Did we have specified somewhere already, what is the surface's default
'mode', if this request is never used?
> + </request>
> +
> + <event name="blending_space">
> + <description summary="tell the client what blending space is used">
> + This event will be sent when the blending space of the compositor
> + is changed. A client can use this information to output its surface
> + in the blending space of the compositor so that only one color
> + transform (from blending to output space) has to be performed by the
> + compositor. This can result in better performance.
> + </description>
> + <arg name="profile_data" type="array"/>
The same comments here about data size and using an fd.
> + </event>
> +
> + <event name="output_space">
> + <description summary="tell the client what color space an output has">
> + This event will be sent when the color space of an output is changed.

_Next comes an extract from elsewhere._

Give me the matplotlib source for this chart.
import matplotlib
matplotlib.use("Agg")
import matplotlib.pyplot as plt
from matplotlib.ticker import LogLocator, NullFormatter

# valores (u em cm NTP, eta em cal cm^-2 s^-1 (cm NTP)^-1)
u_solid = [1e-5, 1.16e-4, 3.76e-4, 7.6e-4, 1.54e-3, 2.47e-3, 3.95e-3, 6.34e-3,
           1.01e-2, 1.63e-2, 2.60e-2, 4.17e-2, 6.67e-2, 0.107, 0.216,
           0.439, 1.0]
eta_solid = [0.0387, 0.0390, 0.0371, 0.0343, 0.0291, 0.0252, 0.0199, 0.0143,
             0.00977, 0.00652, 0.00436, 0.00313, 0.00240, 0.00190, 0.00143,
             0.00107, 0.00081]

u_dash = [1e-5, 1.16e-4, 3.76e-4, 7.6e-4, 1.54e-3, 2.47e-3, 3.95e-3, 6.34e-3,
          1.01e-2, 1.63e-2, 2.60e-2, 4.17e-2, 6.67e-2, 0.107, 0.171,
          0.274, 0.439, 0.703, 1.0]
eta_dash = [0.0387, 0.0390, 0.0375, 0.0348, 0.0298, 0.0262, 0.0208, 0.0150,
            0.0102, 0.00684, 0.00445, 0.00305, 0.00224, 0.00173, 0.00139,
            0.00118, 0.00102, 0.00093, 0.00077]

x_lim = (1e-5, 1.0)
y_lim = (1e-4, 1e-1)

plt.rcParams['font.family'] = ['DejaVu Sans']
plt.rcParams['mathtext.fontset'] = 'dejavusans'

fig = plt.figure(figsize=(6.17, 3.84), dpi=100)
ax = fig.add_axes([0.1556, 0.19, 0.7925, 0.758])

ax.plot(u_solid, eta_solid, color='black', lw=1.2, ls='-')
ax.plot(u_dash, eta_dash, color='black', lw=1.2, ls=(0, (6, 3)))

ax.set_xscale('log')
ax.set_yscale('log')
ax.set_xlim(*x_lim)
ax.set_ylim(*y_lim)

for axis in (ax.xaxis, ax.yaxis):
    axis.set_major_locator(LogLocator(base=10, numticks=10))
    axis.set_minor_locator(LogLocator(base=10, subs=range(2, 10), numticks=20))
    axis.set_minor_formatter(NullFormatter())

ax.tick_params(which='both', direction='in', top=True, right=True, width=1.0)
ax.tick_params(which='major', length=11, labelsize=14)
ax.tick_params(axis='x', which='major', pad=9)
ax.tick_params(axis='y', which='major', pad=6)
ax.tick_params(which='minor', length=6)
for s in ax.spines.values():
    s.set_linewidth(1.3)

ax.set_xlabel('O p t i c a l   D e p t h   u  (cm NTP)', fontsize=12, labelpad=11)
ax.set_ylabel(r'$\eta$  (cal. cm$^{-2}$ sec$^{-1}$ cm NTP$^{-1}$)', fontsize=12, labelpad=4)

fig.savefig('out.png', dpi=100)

> + A client can use this information e. g. when it sets the mode to
> + "uncorrected".
> + </description>
> + <arg name="output_id" type="uint"/>
What is this output_id? Isn't there a way we could use the existing
wl_output objects, like send this event for every wl_output instance
the client has created by wl_registry.bind, and also every time when a
client creates a new wl_output object?
That would allow us to use wl_output object as the argument here, while
also guaranteeing that when outputs come and go, and clients bind to
them at random times, they would not miss any information.

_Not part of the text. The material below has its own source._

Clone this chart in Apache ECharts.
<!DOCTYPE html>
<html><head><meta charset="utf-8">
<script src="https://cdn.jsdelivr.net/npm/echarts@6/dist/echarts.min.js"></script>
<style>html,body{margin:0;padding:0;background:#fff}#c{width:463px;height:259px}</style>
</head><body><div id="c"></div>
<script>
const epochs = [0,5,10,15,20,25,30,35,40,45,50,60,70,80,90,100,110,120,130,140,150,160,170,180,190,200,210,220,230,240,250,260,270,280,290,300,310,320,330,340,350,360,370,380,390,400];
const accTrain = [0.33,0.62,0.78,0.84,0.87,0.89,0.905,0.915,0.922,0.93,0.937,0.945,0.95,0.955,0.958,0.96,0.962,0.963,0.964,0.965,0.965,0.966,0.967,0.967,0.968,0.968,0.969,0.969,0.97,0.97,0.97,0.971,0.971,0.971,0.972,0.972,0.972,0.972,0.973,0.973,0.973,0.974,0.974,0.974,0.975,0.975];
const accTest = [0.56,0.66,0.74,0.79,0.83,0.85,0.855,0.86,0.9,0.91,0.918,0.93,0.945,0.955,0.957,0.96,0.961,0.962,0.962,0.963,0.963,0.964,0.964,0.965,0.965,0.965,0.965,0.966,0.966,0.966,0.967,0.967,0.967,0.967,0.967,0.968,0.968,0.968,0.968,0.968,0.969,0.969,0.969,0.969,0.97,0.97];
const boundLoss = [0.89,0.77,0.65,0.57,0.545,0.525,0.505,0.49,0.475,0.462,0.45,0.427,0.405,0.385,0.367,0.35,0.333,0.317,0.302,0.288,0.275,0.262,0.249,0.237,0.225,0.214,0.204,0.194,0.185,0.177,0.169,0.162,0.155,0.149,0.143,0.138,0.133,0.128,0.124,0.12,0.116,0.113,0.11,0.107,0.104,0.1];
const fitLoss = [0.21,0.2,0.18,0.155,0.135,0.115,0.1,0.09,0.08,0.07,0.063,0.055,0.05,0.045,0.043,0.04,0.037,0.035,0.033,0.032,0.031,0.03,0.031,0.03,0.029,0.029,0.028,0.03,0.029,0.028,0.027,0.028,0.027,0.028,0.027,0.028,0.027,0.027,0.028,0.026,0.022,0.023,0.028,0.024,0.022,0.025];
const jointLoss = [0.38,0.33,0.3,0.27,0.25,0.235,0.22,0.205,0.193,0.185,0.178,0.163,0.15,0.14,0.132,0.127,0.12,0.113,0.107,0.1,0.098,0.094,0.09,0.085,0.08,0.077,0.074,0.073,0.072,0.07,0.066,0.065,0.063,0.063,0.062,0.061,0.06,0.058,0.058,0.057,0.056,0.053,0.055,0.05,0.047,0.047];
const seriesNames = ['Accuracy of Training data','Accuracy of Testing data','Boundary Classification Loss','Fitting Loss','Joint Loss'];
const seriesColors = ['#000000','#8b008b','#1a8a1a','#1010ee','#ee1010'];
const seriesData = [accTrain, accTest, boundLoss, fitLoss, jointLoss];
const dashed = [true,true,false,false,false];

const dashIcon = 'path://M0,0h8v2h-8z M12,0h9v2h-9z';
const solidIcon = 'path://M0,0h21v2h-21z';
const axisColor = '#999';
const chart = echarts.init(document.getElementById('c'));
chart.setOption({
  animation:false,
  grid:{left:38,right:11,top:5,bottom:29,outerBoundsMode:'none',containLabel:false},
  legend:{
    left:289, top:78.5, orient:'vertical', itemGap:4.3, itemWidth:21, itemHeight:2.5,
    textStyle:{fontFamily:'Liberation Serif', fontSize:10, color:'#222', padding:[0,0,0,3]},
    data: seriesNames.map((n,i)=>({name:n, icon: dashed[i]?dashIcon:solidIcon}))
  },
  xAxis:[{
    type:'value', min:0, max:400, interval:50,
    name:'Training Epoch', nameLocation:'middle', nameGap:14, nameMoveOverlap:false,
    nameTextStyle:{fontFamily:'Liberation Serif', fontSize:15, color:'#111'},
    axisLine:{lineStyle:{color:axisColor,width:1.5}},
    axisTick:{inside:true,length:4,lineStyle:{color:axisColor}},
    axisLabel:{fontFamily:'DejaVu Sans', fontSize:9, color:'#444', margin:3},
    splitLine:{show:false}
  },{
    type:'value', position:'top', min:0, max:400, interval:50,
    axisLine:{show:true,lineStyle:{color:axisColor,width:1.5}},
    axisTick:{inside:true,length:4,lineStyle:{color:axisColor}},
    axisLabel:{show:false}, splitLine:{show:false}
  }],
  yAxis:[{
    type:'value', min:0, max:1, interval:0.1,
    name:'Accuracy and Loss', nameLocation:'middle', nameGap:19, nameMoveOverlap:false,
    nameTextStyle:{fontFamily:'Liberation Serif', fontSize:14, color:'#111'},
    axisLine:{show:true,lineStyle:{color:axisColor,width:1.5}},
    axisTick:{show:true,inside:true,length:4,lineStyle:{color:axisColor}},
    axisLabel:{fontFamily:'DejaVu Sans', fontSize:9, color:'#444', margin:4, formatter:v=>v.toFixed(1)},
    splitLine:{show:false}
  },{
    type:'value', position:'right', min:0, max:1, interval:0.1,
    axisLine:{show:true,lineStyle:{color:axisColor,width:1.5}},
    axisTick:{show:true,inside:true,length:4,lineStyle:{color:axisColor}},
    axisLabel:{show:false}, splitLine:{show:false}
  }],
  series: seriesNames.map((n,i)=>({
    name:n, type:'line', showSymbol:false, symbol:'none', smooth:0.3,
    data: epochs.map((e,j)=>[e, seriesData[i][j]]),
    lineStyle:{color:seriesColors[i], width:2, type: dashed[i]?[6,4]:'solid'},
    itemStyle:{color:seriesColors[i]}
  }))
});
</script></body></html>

> + <arg name="profile_data" type="array"/>
The same comments here about data size and using an fd.
> + </event>
> +
> + <enum name="error">
> + <entry name="invalid_mode" value="0"
> + summary="mode is set to an invalid value"/>
> + <entry name="invalid_profile" value="1"
> + summary="the passed icc data is invalid"/>
> + </enum>
> +
> + <enum name="mode">
> + <entry name="srgb" value="0"/>
> + <entry name="blending_space" value="1"/>
> + <entry name="uncorrected" value="2"/>
> + <entry name="profile" value="3"/>
> + </enum>
> + </interface>
> +</protocol>
You asked about double-buffering the color profile/mode.
Double-buffering is needed, if you expect that clients should be able
to change the profile/mode while the surface is mapped. If you do not
double-buffer, then clients cannot flickerlessly change the
profile/mode without unmapping the surface.
In the very old plans, like the sketch I did in
http://people.collabora.com/~pq/wayland-color-management-proposal.png
we had emphasis on clients doing the hard work. This was trying to
reduce the burden on the compositor, while still allowing to implement
high-quality compositors as needed.
Compared to that, I see your protocol adds the option for clients to
provide a custom ICC profile to the server, and expects the server to
process it properly.
Is that a reasonable requirement for all compositors that support
per-output ICC profiles?
Or, should we perhaps have a way for a compositor to advertise the
ability to use custom, per-surface ICC profiles separately? So that
clients would not use them, if the compositor does not want to do that
work.
Your proposal also adds the explicit notion of the blending space into
the protocol. Should that be somehow optional? What if the compositor
blends in whatever like sRGB, should it still send a complete profile
describing it? Should we have special shorthands for sRGB and "current
output's profile"? Would "linear" be one, too, or is "linear" ambiguous?